▸ **PROBLEM**: Quote each line of the material verbatim, without the pictures.

▸ **SUPPLIED DATA**:
--- begin ---

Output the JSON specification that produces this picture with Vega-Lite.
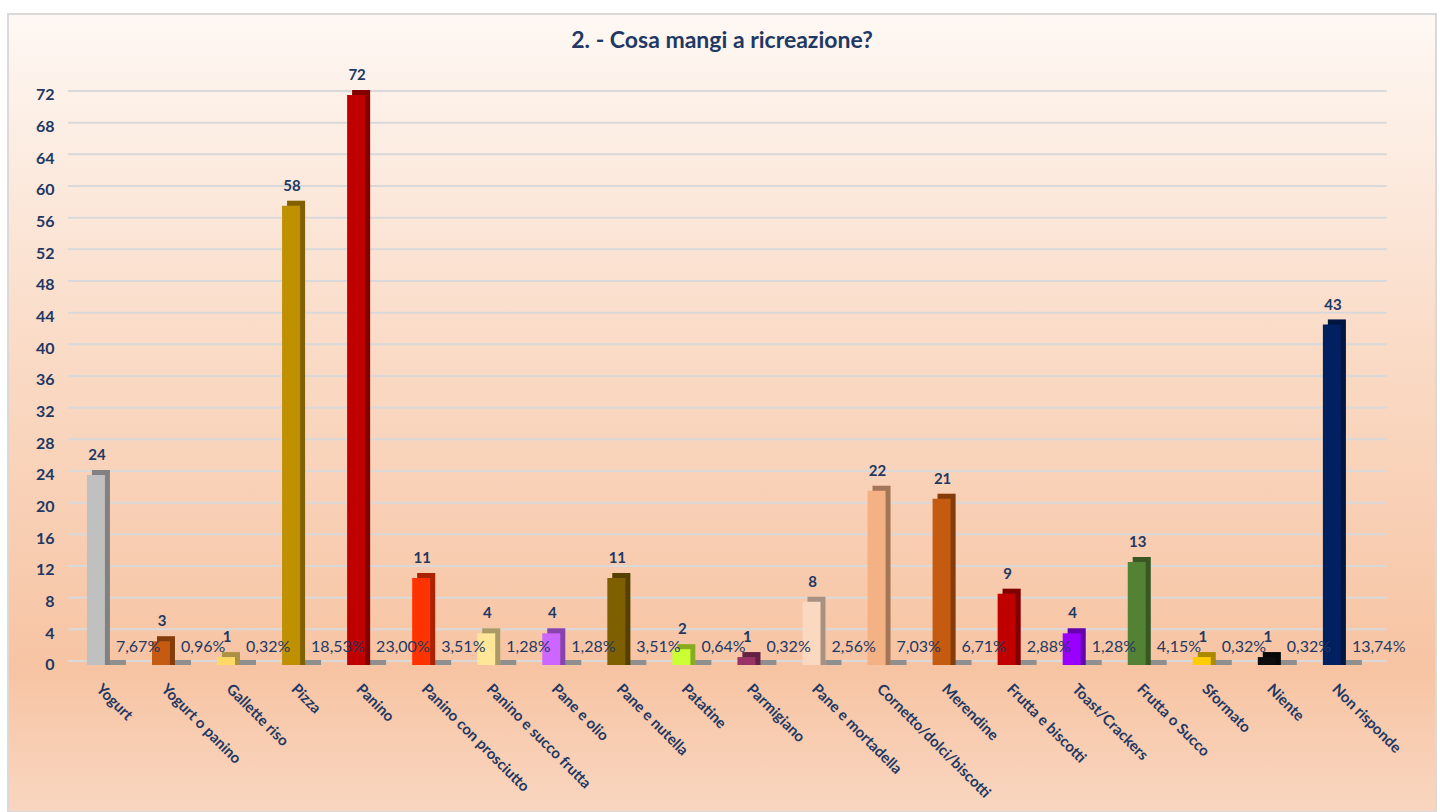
{
  "$schema": "https://vega.github.io/schema/vega-lite/v6.json",
  "autosize": {"type": "none"},
  "width": 1428,
  "height": 798,
  "padding": {"left": 8, "top": 14, "right": 4, "bottom": 0},
  "background": "#FFFFFF",
  "title": {
    "text": "2. - Cosa mangi a ricreazione?",
    "font": "Lato",
    "fontSize": 23,
    "fontWeight": "bold",
    "color": "#1F3864",
    "anchor": "middle",
    "baseline": "alphabetic",
    "offset": 0,
    "dy": 57
  },
  "config": {
    "locale": {"number": {"decimal": ",", "thousands": ".", "grouping": [3], "currency": ["", " €"]}},
    "view": {
      "fill": {
        "gradient": "linear", "x1": 0, "y1": 0, "x2": 0, "y2": 1,
        "stops": [
          {"offset": 0, "color": "#FEF8F4"},
          {"offset": 0.4, "color": "#FADCC8"},
          {"offset": 0.82, "color": "#F7C4A3"},
          {"offset": 1, "color": "#F9D6C0"}
        ]
      },
      "stroke": "#D9D9D9",
      "strokeWidth": 2
    }
  },
  "datasets": {
    "grid": [
      {"v": 0}, {"v": 4}, {"v": 8}, {"v": 12}, {"v": 16}, {"v": 20}, {"v": 24}, {"v": 28}, {"v": 32}, {"v": 36},
      {"v": 40}, {"v": 44}, {"v": 48}, {"v": 52}, {"v": 56}, {"v": 60}, {"v": 64}, {"v": 68}, {"v": 72}
    ],
    "food": [
      {"cat": "Yogurt", "count": 24, "pct": 0.0767},
      {"cat": "Yogurt o panino", "count": 3, "pct": 0.0096},
      {"cat": "Gallette riso", "count": 1, "pct": 0.0032},
      {"cat": "Pizza", "count": 58, "pct": 0.1853},
      {"cat": "Panino", "count": 72, "pct": 0.2300},
      {"cat": "Panino con prosciutto", "count": 11, "pct": 0.0351},
      {"cat": "Panino e succo frutta", "count": 4, "pct": 0.0128},
      {"cat": "Pane e olio", "count": 4, "pct": 0.0128},
      {"cat": "Pane e nutella", "count": 11, "pct": 0.0351},
      {"cat": "Patatine", "count": 2, "pct": 0.0064},
      {"cat": "Parmigiano", "count": 1, "pct": 0.0032},
      {"cat": "Pane e mortadella", "count": 8, "pct": 0.0256},
      {"cat": "Cornetto/dolci/biscotti", "count": 22, "pct": 0.0703},
      {"cat": "Merendine", "count": 21, "pct": 0.0671},
      {"cat": "Frutta e biscotti", "count": 9, "pct": 0.0288},
      {"cat": "Toast/Crackers", "count": 4, "pct": 0.0128},
      {"cat": "Frutta o Succo", "count": 13, "pct": 0.0415},
      {"cat": "Sformato", "count": 1, "pct": 0.0032},
      {"cat": "Niente", "count": 1, "pct": 0.0032},
      {"cat": "Non risponde", "count": 43, "pct": 0.1374}
    ]
  },
  "encoding": {
    "x": {
      "field": "cat",
      "type": "nominal",
      "sort": null,
      "scale": {
        "domain": ["Yogurt", "Yogurt o panino", "Gallette riso", "Pizza", "Panino", "Panino con prosciutto", "Panino e succo frutta", "Pane e olio", "Pane e nutella", "Patatine", "Parmigiano", "Pane e mortadella", "Cornetto/dolci/biscotti", "Merendine", "Frutta e biscotti", "Toast/Crackers", "Frutta o Succo", "Sformato", "Niente", "Non risponde"],
        "paddingInner": 0,
        "paddingOuter": 0.976,
        "align": 0.515
      },
      "axis": {
        "title": null,
        "orient": "bottom",
        "offset": -140,
        "domain": false,
        "ticks": false,
        "labelAngle": 45,
        "labelAlign": "left",
        "labelBaseline": "middle",
        "labelOffset": -7,
        "labelPadding": 14,
        "labelFont": "Lato",
        "labelFontSize": 15,
        "labelFontWeight": "bold",
        "labelColor": "#1F3864",
        "labelLimit": 0,
        "labelOverlap": false
      }
    }
  },
  "layer": [
    {
      "data": {"name": "grid"},
      "mark": {"type": "rule", "color": "#D9D9D9", "strokeWidth": 2, "yOffset": -4},
      "encoding": {
        "x": {"datum": "Yogurt", "type": "nominal", "bandPosition": -0.085},
        "x2": {"datum": "Non risponde", "bandPosition": 1.19},
        "y": {
          "field": "v",
          "type": "quantitative",
          "scale": {"domain": [-18.57, 82.23], "nice": false, "zero": false},
          "axis": {
            "title": null,
            "values": [0, 4, 8, 12, 16, 20, 24, 28, 32, 36, 40, 44, 48, 52, 56, 60, 64, 68, 72],
            "offset": -56,
            "domain": false,
            "ticks": false,
            "grid": false,
            "format": "d",
            "labelPadding": 10,
            "labelFont": "Lato",
            "labelFontSize": 16,
            "labelFontWeight": "bold",
            "labelColor": "#1F3864"
          }
        }
      }
    },
    {
      "data": {"name": "food"},
      "mark": {"type": "tick", "color": "#8F8F8F", "size": 20, "thickness": 5, "xOffset": 10, "yOffset": -2.5, "opacity": 1},
      "encoding": {
        "y": {"datum": 0, "type": "quantitative"}
      }
    },
    {
      "data": {"name": "food"},
      "mark": {"type": "bar", "width": 18, "xOffset": -5, "yOffset": -5},
      "encoding": {
        "y": {"field": "count", "type": "quantitative"},
        "y2": {"datum": 0},
        "color": {
          "field": "cat",
          "type": "nominal",
          "legend": null,
          "scale": {
            "domain": ["Yogurt", "Yogurt o panino", "Gallette riso", "Pizza", "Panino", "Panino con prosciutto", "Panino e succo frutta", "Pane e olio", "Pane e nutella", "Patatine", "Parmigiano", "Pane e mortadella", "Cornetto/dolci/biscotti", "Merendine", "Frutta e biscotti", "Toast/Crackers", "Frutta o Succo", "Sformato", "Niente", "Non risponde"],
            "range": ["#C0C0C0", "#C55A11", "#FFD966", "#BF9000", "#C00000", "#FF3300", "#FFE699", "#CC66FF", "#7F6000", "#CCFF33", "#993366", "#FBD8C0", "#F4B183", "#C55A11", "#C00000", "#9900FF", "#548235", "#FFCC00", "#0D0D0D", "#002060"]
          }
        }
      }
    },
    {
      "data": {"name": "food"},
      "mark": {"type": "bar", "width": 18, "xOffset": -5, "yOffset": -5, "color": "#000000", "opacity": 0.33},
      "encoding": {
        "y": {"field": "count", "type": "quantitative"},
        "y2": {"datum": 0}
      }
    },
    {
      "data": {"name": "food"},
      "mark": {"type": "bar", "width": 18, "xOffset": -10},
      "encoding": {
        "y": {"field": "count", "type": "quantitative"},
        "y2": {"datum": 0},
        "color": {"field": "cat", "type": "nominal", "legend": null}
      }
    },
    {
      "data": {"name": "food"},
      "mark": {"type": "text", "font": "Lato", "fontSize": 15, "fontWeight": "bold", "color": "#1F3864", "baseline": "bottom", "dy": -12, "xOffset": -9},
      "encoding": {
        "y": {"field": "count", "type": "quantitative"},
        "text": {"field": "count", "type": "quantitative", "format": "d"}
      }
    },
    {
      "data": {"name": "food"},
      "mark": {"type": "text", "font": "Lato", "fontSize": 16, "color": "#1F3864", "align": "left", "baseline": "middle", "dy": -18, "xOffset": 10},
      "encoding": {
        "y": {"datum": 0, "type": "quantitative"},
        "text": {"field": "pct", "type": "quantitative", "format": ".2%"}
      }
    }
  ]
}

--- end ---

▸ **CORRECT ANSWER**:
Output the JSON specification that produces this picture with Vega-Lite.
{
  "$schema": "https://vega.github.io/schema/vega-lite/v6.json",
  "autosize": {"type": "none"},
  "width": 1428,
  "height": 798,
  "padding": {"left": 8, "top": 14, "right": 4, "bottom": 0},
  "background": "#FFFFFF",
  "title": {
    "text": "2. - Cosa mangi a ricreazione?",
    "font": "Lato",
    "fontSize": 23,
    "fontWeight": "bold",
    "color": "#1F3864",
    "anchor": "middle",
    "baseline": "alphabetic",
    "offset": 0,
    "dy": 57
  },
  "config": {
    "locale": {"number": {"decimal": ",", "thousands": ".", "grouping": [3], "currency": ["", " €"]}},
    "view": {
      "fill": {
        "gradient": "linear", "x1": 0, "y1": 0, "x2": 0, "y2": 1,
        "stops": [
          {"offset": 0, "color": "#FEF8F4"},
          {"offset": 0.4, "color": "#FADCC8"},
          {"offset": 0.82, "color": "#F7C4A3"},
          {"offset": 1, "color": "#F9D6C0"}
        ]
      },
      "stroke": "#D9D9D9",
      "strokeWidth": 2
    }
  },
  "datasets": {
    "grid": [
      {"v": 0}, {"v": 4}, {"v": 8}, {"v": 12}, {"v": 16}, {"v": 20}, {"v": 24}, {"v": 28}, {"v": 32}, {"v": 36},
      {"v": 40}, {"v": 44}, {"v": 48}, {"v": 52}, {"v": 56}, {"v": 60}, {"v": 64}, {"v": 68}, {"v": 72}
    ],
    "food": [
      {"cat": "Yogurt", "count": 24, "pct": 0.0767},
      {"cat": "Yogurt o panino", "count": 3, "pct": 0.0096},
      {"cat": "Gallette riso", "count": 1, "pct": 0.0032},
      {"cat": "Pizza", "count": 58, "pct": 0.1853},
      {"cat": "Panino", "count": 72, "pct": 0.2300},
      {"cat": "Panino con prosciutto", "count": 11, "pct": 0.0351},
      {"cat": "Panino e succo frutta", "count": 4, "pct": 0.0128},
      {"cat": "Pane e olio", "count": 4, "pct": 0.0128},
      {"cat": "Pane e nutella", "count": 11, "pct": 0.0351},
      {"cat": "Patatine", "count": 2, "pct": 0.0064},
      {"cat": "Parmigiano", "count": 1, "pct": 0.0032},
      {"cat": "Pane e mortadella", "count": 8, "pct": 0.0256},
      {"cat": "Cornetto/dolci/biscotti", "count": 22, "pct": 0.0703},
      {"cat": "Merendine", "count": 21, "pct": 0.0671},
      {"cat": "Frutta e biscotti", "count": 9, "pct": 0.0288},
      {"cat": "Toast/Crackers", "count": 4, "pct": 0.0128},
      {"cat": "Frutta o Succo", "count": 13, "pct": 0.0415},
      {"cat": "Sformato", "count": 1, "pct": 0.0032},
      {"cat": "Niente", "count": 1, "pct": 0.0032},
      {"cat": "Non risponde", "count": 43, "pct": 0.1374}
    ]
  },
  "encoding": {
    "x": {
      "field": "cat",
      "type": "nominal",
      "sort": null,
      "scale": {
        "domain": ["Yogurt", "Yogurt o panino", "Gallette riso", "Pizza", "Panino", "Panino con prosciutto", "Panino e succo frutta", "Pane e olio", "Pane e nutella", "Patatine", "Parmigiano", "Pane e mortadella", "Cornetto/dolci/biscotti", "Merendine", "Frutta e biscotti", "Toast/Crackers", "Frutta o Succo", "Sformato", "Niente", "Non risponde"],
        "paddingInner": 0,
        "paddingOuter": 0.976,
        "align": 0.515
      },
      "axis": {
        "title": null,
        "orient": "bottom",
        "offset": -140,
        "domain": false,
        "ticks": false,
        "labelAngle": 45,
        "labelAlign": "left",
        "labelBaseline": "middle",
        "labelOffset": -7,
        "labelPadding": 14,
        "labelFont": "Lato",
        "labelFontSize": 15,
        "labelFontWeight": "bold",
        "labelColor": "#1F3864",
        "labelLimit": 0,
        "labelOverlap": false
      }
    }
  },
  "layer": [
    {
      "data": {"name": "grid"},
      "mark": {"type": "rule", "color": "#D9D9D9", "strokeWidth": 2, "yOffset": -4},
      "encoding": {
        "x": {"datum": "Yogurt", "type": "nominal", "bandPosition": -0.085},
        "x2": {"datum": "Non risponde", "bandPosition": 1.19},
        "y": {
          "field": "v",
          "type": "quantitative",
          "scale": {"domain": [-18.57, 82.23], "nice": false, "zero": false},
          "axis": {
            "title": null,
            "values": [0, 4, 8, 12, 16, 20, 24, 28, 32, 36, 40, 44, 48, 52, 56, 60, 64, 68, 72],
            "offset": -56,
            "domain": false,
            "ticks": false,
            "grid": false,
            "format": "d",
            "labelPadding": 10,
            "labelFont": "Lato",
            "labelFontSize": 16,
            "labelFontWeight": "bold",
            "labelColor": "#1F3864"
          }
        }
      }
    },
    {
      "data": {"name": "food"},
      "mark": {"type": "tick", "color": "#8F8F8F", "size": 20, "thickness": 5, "xOffset": 10, "yOffset": -2.5, "opacity": 1},
      "encoding": {
        "y": {"datum": 0, "type": "quantitative"}
      }
    },
    {
      "data": {"name": "food"},
      "mark": {"type": "bar", "width": 18, "xOffset": -5, "yOffset": -5},
      "encoding": {
        "y": {"field": "count", "type": "quantitative"},
        "y2": {"datum": 0},
        "color": {
          "field": "cat",
          "type": "nominal",
          "legend": null,
          "scale": {
            "domain": ["Yogurt", "Yogurt o panino", "Gallette riso", "Pizza", "Panino", "Panino con prosciutto", "Panino e succo frutta", "Pane e olio", "Pane e nutella", "Patatine", "Parmigiano", "Pane e mortadella", "Cornetto/dolci/biscotti", "Merendine", "Frutta e biscotti", "Toast/Crackers", "Frutta o Succo", "Sformato", "Niente", "Non risponde"],
            "range": ["#C0C0C0", "#C55A11", "#FFD966", "#BF9000", "#C00000", "#FF3300", "#FFE699", "#CC66FF", "#7F6000", "#CCFF33", "#993366", "#FBD8C0", "#F4B183", "#C55A11", "#C00000", "#9900FF", "#548235", "#FFCC00", "#0D0D0D", "#002060"]
          }
        }
      }
    },
    {
      "data": {"name": "food"},
      "mark": {"type": "bar", "width": 18, "xOffset": -5, "yOffset": -5, "color": "#000000", "opacity": 0.33},
      "encoding": {
        "y": {"field": "count", "type": "quantitative"},
        "y2": {"datum": 0}
      }
    },
    {
      "data": {"name": "food"},
      "mark": {"type": "bar", "width": 18, "xOffset": -10},
      "encoding": {
        "y": {"field": "count", "type": "quantitative"},
        "y2": {"datum": 0},
        "color": {"field": "cat", "type": "nominal", "legend": null}
      }
    },
    {
      "data": {"name": "food"},
      "mark": {"type": "text", "font": "Lato", "fontSize": 15, "fontWeight": "bold", "color": "#1F3864", "baseline": "bottom", "dy": -12, "xOffset": -9},
      "encoding": {
        "y": {"field": "count", "type": "quantitative"},
        "text": {"field": "count", "type": "quantitative", "format": "d"}
      }
    },
    {
      "data": {"name": "food"},
      "mark": {"type": "text", "font": "Lato", "fontSize": 16, "color": "#1F3864", "align": "left", "baseline": "middle", "dy": -18, "xOffset": 10},
      "encoding": {
        "y": {"datum": 0, "type": "quantitative"},
        "text": {"field": "pct", "type": "quantitative", "format": ".2%"}
      }
    }
  ]
}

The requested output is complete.